--- The input ---

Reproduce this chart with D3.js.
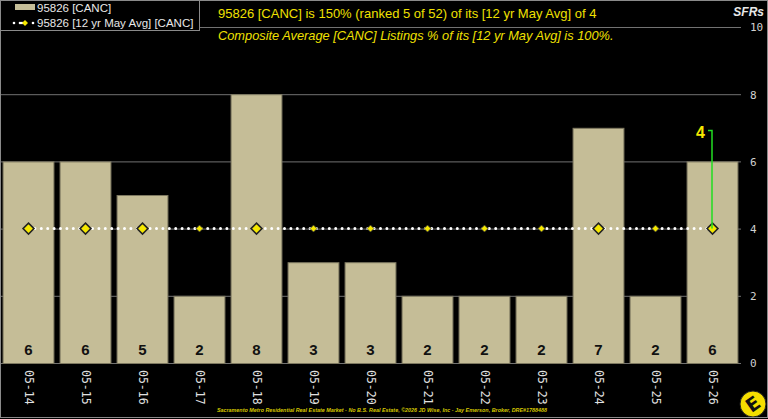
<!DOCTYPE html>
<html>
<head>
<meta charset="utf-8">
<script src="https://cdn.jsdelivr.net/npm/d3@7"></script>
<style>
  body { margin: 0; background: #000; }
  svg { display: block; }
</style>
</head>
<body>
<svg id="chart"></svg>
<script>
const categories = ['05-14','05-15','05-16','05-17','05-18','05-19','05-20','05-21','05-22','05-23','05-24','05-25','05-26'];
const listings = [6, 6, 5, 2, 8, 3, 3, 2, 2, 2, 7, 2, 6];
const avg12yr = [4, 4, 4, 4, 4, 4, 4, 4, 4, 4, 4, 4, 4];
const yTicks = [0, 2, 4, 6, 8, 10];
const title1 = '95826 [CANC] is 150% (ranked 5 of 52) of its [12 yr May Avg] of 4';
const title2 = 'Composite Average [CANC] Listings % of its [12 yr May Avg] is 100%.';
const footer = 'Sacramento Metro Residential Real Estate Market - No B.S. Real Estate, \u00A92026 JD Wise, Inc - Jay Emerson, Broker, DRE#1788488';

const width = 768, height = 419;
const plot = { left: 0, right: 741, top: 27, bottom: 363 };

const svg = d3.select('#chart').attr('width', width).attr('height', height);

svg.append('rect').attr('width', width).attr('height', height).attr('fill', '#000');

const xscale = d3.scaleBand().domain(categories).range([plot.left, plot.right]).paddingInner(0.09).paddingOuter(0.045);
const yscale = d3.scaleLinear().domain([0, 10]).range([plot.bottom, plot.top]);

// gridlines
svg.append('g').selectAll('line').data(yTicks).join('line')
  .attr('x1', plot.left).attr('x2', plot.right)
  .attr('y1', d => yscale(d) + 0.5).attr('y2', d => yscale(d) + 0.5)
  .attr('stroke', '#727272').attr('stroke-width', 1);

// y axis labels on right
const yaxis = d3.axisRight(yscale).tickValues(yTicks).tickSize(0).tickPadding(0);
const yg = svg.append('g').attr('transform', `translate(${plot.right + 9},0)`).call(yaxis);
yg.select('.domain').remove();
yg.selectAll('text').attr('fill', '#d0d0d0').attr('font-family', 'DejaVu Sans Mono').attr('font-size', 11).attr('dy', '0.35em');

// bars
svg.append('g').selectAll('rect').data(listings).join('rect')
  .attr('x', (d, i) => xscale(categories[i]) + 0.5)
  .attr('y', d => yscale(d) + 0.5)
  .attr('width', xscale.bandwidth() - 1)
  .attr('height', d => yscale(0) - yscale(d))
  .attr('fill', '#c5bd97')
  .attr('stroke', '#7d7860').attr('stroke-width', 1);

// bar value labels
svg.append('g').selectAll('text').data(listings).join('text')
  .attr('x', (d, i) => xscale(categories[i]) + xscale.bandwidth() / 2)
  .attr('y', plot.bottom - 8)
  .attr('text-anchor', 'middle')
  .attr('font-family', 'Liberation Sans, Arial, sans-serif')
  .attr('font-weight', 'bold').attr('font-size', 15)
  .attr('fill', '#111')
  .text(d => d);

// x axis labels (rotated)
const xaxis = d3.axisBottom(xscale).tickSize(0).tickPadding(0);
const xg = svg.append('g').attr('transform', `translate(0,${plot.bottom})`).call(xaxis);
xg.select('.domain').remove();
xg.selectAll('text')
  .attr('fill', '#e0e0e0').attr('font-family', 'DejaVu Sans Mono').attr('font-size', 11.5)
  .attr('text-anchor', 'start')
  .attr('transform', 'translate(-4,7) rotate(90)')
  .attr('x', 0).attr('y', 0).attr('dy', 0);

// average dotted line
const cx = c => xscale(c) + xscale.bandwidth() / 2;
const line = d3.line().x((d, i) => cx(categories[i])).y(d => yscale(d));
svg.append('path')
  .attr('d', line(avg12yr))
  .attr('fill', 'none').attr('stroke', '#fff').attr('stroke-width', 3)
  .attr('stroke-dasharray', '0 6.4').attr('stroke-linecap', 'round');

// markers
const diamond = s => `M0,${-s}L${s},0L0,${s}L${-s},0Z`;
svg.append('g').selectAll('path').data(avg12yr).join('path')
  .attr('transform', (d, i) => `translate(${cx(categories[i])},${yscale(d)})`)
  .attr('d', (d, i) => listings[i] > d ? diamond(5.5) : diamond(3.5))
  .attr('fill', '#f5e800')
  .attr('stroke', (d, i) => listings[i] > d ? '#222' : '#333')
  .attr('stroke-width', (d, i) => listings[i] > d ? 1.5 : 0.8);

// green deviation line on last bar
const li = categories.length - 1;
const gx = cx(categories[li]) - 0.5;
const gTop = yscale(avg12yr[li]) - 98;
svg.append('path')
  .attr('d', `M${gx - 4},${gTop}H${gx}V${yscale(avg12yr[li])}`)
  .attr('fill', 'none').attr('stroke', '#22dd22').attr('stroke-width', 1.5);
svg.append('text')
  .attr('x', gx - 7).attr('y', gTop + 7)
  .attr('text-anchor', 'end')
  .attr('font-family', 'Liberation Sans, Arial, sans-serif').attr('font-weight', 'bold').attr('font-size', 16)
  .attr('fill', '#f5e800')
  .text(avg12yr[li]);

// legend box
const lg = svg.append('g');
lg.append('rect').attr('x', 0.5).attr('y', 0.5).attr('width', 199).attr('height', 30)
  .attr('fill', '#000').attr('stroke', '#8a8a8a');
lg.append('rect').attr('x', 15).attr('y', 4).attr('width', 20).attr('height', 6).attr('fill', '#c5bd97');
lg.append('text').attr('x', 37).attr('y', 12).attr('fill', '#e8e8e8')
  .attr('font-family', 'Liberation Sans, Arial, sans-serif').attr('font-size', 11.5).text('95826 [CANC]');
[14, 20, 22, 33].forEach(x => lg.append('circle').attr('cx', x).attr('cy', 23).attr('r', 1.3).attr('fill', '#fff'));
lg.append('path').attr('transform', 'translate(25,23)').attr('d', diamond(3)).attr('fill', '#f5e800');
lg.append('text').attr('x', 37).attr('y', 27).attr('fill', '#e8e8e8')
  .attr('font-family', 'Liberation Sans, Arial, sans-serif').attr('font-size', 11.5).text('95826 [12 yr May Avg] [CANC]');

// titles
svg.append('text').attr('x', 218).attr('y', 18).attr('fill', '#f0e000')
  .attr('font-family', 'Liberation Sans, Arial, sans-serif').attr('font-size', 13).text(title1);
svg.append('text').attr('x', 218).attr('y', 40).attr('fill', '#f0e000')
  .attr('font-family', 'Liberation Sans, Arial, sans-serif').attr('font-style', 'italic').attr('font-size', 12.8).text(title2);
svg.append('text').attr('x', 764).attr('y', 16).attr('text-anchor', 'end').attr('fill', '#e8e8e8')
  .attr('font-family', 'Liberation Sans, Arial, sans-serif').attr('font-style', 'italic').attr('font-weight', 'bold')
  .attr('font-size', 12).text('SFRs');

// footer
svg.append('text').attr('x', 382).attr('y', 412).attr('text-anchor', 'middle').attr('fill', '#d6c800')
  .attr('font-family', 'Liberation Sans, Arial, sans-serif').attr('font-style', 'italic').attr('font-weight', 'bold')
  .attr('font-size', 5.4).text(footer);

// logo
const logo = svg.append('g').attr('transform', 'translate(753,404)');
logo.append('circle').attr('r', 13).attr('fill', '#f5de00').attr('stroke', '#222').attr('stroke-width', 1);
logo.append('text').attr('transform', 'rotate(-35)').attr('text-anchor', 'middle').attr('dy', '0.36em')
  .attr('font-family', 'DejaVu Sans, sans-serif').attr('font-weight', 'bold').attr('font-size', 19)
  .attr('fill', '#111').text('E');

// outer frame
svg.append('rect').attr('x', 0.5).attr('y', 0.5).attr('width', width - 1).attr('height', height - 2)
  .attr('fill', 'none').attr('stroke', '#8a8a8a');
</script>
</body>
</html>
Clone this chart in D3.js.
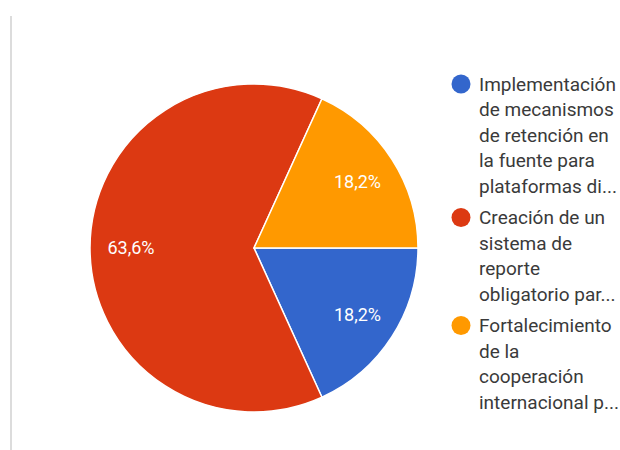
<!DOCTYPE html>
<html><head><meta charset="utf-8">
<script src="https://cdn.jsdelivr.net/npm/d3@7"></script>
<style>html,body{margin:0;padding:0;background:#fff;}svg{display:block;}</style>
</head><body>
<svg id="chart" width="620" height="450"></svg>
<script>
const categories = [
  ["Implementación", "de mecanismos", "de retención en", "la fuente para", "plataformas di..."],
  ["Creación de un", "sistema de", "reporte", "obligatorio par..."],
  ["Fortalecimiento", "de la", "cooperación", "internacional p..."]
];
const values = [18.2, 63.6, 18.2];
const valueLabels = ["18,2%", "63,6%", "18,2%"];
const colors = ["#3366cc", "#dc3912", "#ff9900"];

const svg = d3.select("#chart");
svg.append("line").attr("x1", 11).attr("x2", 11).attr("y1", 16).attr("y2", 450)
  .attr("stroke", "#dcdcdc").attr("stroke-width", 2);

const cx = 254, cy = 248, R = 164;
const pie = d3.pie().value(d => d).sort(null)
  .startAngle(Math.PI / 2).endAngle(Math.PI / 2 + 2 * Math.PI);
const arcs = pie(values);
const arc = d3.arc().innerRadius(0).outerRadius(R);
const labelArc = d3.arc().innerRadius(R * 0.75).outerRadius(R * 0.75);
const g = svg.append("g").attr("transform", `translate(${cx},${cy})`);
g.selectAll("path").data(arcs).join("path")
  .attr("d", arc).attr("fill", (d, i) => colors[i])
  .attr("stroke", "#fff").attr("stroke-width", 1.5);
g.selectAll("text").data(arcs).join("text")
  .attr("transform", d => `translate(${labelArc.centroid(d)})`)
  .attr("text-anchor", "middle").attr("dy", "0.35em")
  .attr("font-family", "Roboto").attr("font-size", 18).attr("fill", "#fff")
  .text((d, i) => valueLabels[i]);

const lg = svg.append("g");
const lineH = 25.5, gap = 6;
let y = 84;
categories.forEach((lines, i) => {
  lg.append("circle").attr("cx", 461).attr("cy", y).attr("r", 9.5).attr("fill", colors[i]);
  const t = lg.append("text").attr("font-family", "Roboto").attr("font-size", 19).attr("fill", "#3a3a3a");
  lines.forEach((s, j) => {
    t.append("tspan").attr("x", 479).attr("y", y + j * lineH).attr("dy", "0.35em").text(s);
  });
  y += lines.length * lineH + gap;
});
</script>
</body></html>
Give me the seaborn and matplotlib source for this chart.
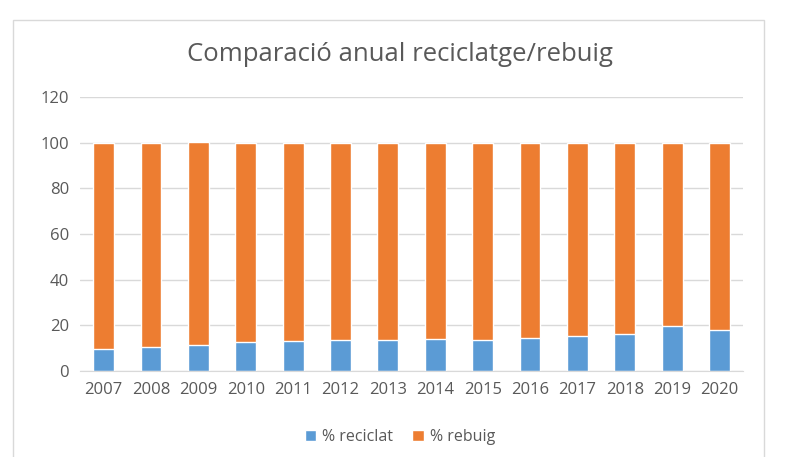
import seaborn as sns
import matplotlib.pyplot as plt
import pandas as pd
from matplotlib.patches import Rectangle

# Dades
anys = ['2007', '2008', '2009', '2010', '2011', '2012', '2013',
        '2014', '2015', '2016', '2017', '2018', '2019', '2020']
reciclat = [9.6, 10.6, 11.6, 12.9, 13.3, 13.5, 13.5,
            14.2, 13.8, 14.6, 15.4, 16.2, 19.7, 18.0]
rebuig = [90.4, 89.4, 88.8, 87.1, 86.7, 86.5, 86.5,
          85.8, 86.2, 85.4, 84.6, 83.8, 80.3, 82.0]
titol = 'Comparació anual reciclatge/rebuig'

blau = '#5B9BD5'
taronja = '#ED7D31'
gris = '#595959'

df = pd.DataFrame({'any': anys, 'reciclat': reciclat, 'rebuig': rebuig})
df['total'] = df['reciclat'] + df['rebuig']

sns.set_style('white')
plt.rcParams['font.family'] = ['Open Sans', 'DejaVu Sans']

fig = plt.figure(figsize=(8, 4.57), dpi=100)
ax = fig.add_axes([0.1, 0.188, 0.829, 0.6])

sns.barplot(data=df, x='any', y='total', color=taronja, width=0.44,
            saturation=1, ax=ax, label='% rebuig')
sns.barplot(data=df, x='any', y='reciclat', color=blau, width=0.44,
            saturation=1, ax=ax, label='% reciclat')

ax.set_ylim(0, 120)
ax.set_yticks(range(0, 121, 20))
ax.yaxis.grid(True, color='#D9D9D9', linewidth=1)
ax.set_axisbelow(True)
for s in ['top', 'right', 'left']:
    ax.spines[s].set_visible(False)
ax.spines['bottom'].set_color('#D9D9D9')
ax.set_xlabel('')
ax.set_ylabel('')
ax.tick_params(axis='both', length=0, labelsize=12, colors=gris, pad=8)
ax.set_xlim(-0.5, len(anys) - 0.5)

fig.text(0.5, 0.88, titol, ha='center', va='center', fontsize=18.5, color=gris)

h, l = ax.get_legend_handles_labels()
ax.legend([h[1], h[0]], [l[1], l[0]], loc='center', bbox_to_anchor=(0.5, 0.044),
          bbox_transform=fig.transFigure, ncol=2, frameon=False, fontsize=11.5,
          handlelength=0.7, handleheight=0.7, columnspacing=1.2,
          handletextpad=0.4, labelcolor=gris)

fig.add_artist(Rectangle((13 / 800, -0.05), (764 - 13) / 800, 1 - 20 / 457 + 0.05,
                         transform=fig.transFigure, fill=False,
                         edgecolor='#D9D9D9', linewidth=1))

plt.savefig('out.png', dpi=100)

---

• What the exercise asks: Print the data above verbatim from the first line through the line holding "d3.scaleLinear().domain([0, 10]).range([plot.bottom, plot.top]);", leaving every picture out.

• Exercise response:
Reproduce this chart with D3.js.
<!DOCTYPE html>
<html>
<head>
<meta charset="utf-8">
<script src="https://cdn.jsdelivr.net/npm/d3@7"></script>
<style>
  body { margin: 0; background: #000; }
  svg { display: block; }
</style>
</head>
<body>
<svg id="chart"></svg>
<script>
const categories = ['05-14','05-15','05-16','05-17','05-18','05-19','05-20','05-21','05-22','05-23','05-24','05-25','05-26'];
const listings = [6, 6, 5, 2, 8, 3, 3, 2, 2, 2, 7, 2, 6];
const avg12yr = [4, 4, 4, 4, 4, 4, 4, 4, 4, 4, 4, 4, 4];
const yTicks = [0, 2, 4, 6, 8, 10];
const title1 = '95826 [CANC] is 150% (ranked 5 of 52) of its [12 yr May Avg] of 4';
const title2 = 'Composite Average [CANC] Listings % of its [12 yr May Avg] is 100%.';
const footer = 'Sacramento Metro Residential Real Estate Market - No B.S. Real Estate, \u00A92026 JD Wise, Inc - Jay Emerson, Broker, DRE#1788488';

const width = 768, height = 419;
const plot = { left: 0, right: 741, top: 27, bottom: 363 };

const svg = d3.select('#chart').attr('width', width).attr('height', height);

svg.append('rect').attr('width', width).attr('height', height).attr('fill', '#000');

const xscale = d3.scaleBand().domain(categories).range([plot.left, plot.right]).paddingInner(0.09).paddingOuter(0.045);
const yscale = d3.scaleLinear().domain([0, 10]).range([plot.bottom, plot.top]);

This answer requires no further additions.